7. Just so you know, all I did was calibrate my monitor, months ago, and kept things like brightness and saturation in mind. I didn’t convert to CMYK. I didn’t use the Blurb profile. I didn’t soft proof. Nope. Didn’t need to. Book and images look spot on. I’m adding this point because I get SO many questions from color geeks who seem to make bookmaking the most complicated endeavor in human history. I get it, color is cool, but it’s not going to make your book interesting. Save the time and energy you spend on pixel by pixel color matching, or whatever it is you are doing, and use that same time to make better images, or write better copy, etc. I will take interesting over perfect any day of the year.
8. This copy of the book will probably be the ONLY copy. Now that I’ve made my images I’ll send this copy to my mother who doesn’t know its coming. This is half the fun.
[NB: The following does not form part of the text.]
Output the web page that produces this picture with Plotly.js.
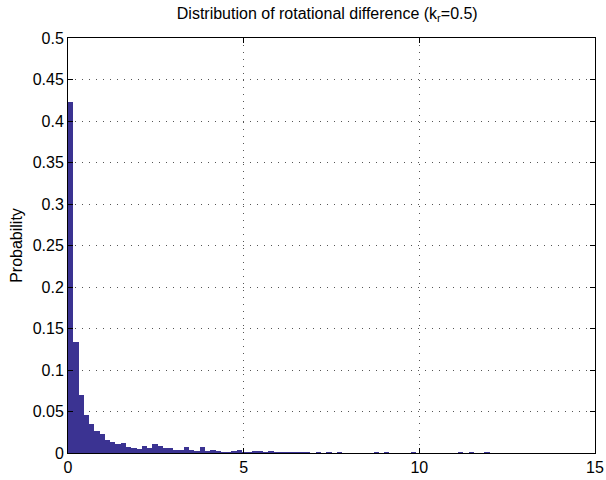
<!DOCTYPE html>
<html>
<head>
<meta charset="utf-8">
<script src="https://cdn.plot.ly/plotly-3.0.1.min.js"></script>
<style>html,body{margin:0;padding:0;background:#fff;}#chart{width:606px;height:480px;}</style>
</head>
<body>
<div id="chart"></div>
<script>
// Histogram of rotational difference, 100 bins of width 0.15 over [0, 15]
var binWidth = 0.15;
var probability = [
  0.423, 0.134, 0.070, 0.046, 0.035, 0.027, 0.0225, 0.0157, 0.0129, 0.0108,
  0.0124, 0.0076, 0.0057, 0.0045, 0.0084, 0.0064, 0.0112, 0.0084, 0.0060, 0.0057,
  0.0032, 0.0032, 0.0069, 0.0036, 0.0030, 0.0069, 0.0028, 0.0034, 0.0028, 0.0016,
  0.0016, 0.0030, 0.0033, 0.0016, 0.0012, 0.0020, 0.0030, 0.0016, 0.0020, 0.0015,
  0.0012, 0.0015, 0.0008, 0.0010, 0.0008, 0.0015, 0.0006, 0.0008, 0.0005, 0.0008,
  0.0005, 0.0008, 0.0006, 0.0005, 0.0005, 0.0005, 0.0005, 0.0005, 0.0012, 0.0005,
  0.0010, 0.0005, 0.0005, 0.0005, 0.0005, 0.0010, 0.0005, 0.0005, 0.0005, 0.0005,
  0.0005, 0.0005, 0.0005, 0.0005, 0.0012, 0.0005, 0.0010, 0.0005, 0.0005, 0.0012,
  0.0005, 0.0005, 0.0005, 0.0005, 0.0005, 0.0005, 0.0005, 0.0005, 0.0005, 0.0005,
  0.0005, 0.0005, 0.0005, 0.0005, 0.0005, 0.0005, 0.0005, 0.0005, 0.0005, 0.0005
];
var xTicks = [0, 5, 10, 15];
var xTickLabels = ['0', '5', '10', '15'];
var yTicks = [0, 0.05, 0.1, 0.15, 0.2, 0.25, 0.3, 0.35, 0.4, 0.45, 0.5];
var yTickLabels = ['0', '0.05', '0.1', '0.15', '0.2', '0.25', '0.3', '0.35', '0.4', '0.45', '0.5'];
var titleText = 'Distribution of rotational difference (k<sub>r</sub>=0.5)';
var yTitle = 'Probability';

var binCenters = probability.map(function (_, i) { return binWidth * (i + 0.5); });

var trace = {
  type: 'bar',
  x: binCenters,
  y: probability,
  width: binWidth,
  marker: { color: '#3b3392', line: { width: 0 } },
  hoverinfo: 'skip'
};

var font = { family: 'Liberation Sans, Arial, Helvetica, sans-serif', size: 16, color: '#000' };

var layout = {
  width: 606,
  height: 480,
  margin: { l: 68, r: 11, t: 38, b: 27 },
  paper_bgcolor: '#fff',
  plot_bgcolor: '#fff',
  showlegend: false,
  bargap: 0,
  font: font,
  title: {
    text: titleText,
    font: { family: font.family, size: 16, color: '#000' },
    x: 0.54, xanchor: 'center',
    y: 0.972, yanchor: 'middle'
  },
  xaxis: {
    range: [0, 15],
    tickvals: xTicks,
    ticktext: xTickLabels,
    ticks: 'inside',
    ticklen: 5,
    tickcolor: '#000',
    showline: true,
    linecolor: '#000',
    linewidth: 1,
    mirror: 'ticks',
    showgrid: true,
    gridcolor: '#555',
    griddash: '1px,6px',
    gridwidth: 1,
    zeroline: false,
    tickfont: font,
    fixedrange: true
  },
  yaxis: {
    range: [0, 0.5],
    tickvals: yTicks,
    ticktext: yTickLabels,
    ticks: 'inside',
    ticklen: 5,
    tickcolor: '#000',
    showline: true,
    linecolor: '#000',
    linewidth: 1,
    mirror: 'ticks',
    showgrid: true,
    gridcolor: '#555',
    griddash: '1px,6px',
    gridwidth: 1,
    zeroline: false,
    tickfont: font,
    title: { text: yTitle, font: font, standoff: 6 },
    fixedrange: true
  }
};

Plotly.newPlot('chart', [trace], layout, { displayModeBar: false, staticPlot: true });
</script>
</body>
</html>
This book will cause complete and total confusion in the Milnor Davidian Compound. My phone will ring minutes after reception. “Daniel.” “Ya.” “Someone sent me a book with you on the cover.” “Ya.” “Who did that?” “No idea.” “But it’s all about us, and you and your father.” “No idea.” “Daniel” “What?” “You know and you just aren’t telling me.” “No idea.” “Daniel.” “Tell me I’m your favorite child and I’ll tell you.” “No.” “Say it!” “Daniel.” Can’t wait to get her going.
9. Very happy I created and including the acrylic drawings of the eclipse. As you know, I’m not a painter. This is all new to me, but fun, and will continue to be a part of what I do, hopefully a larger and larger part. Art is cool. Who knew?
10. I’m done. Did I mention that? I’m already on to the next thing. I feel like if you are a photographer your job in life is to make pictures. Your job is not to stop your life for a year, or two, and marry yourself to a book. This just isn’t going to work in the future unless you are independently wealthy and have nothing but time. Then by all means, but for the rest of us just keep to this plan. Research, design, shoot, edit, sequence, finish design, upload, print MOVE ON. You will be far happier, far nicer to be around and you won’t be asking anyone for anything. This doesn’t mean you make junk, or move so fast you produce a sub par species, but be realistic and spend the bulk of your time making images.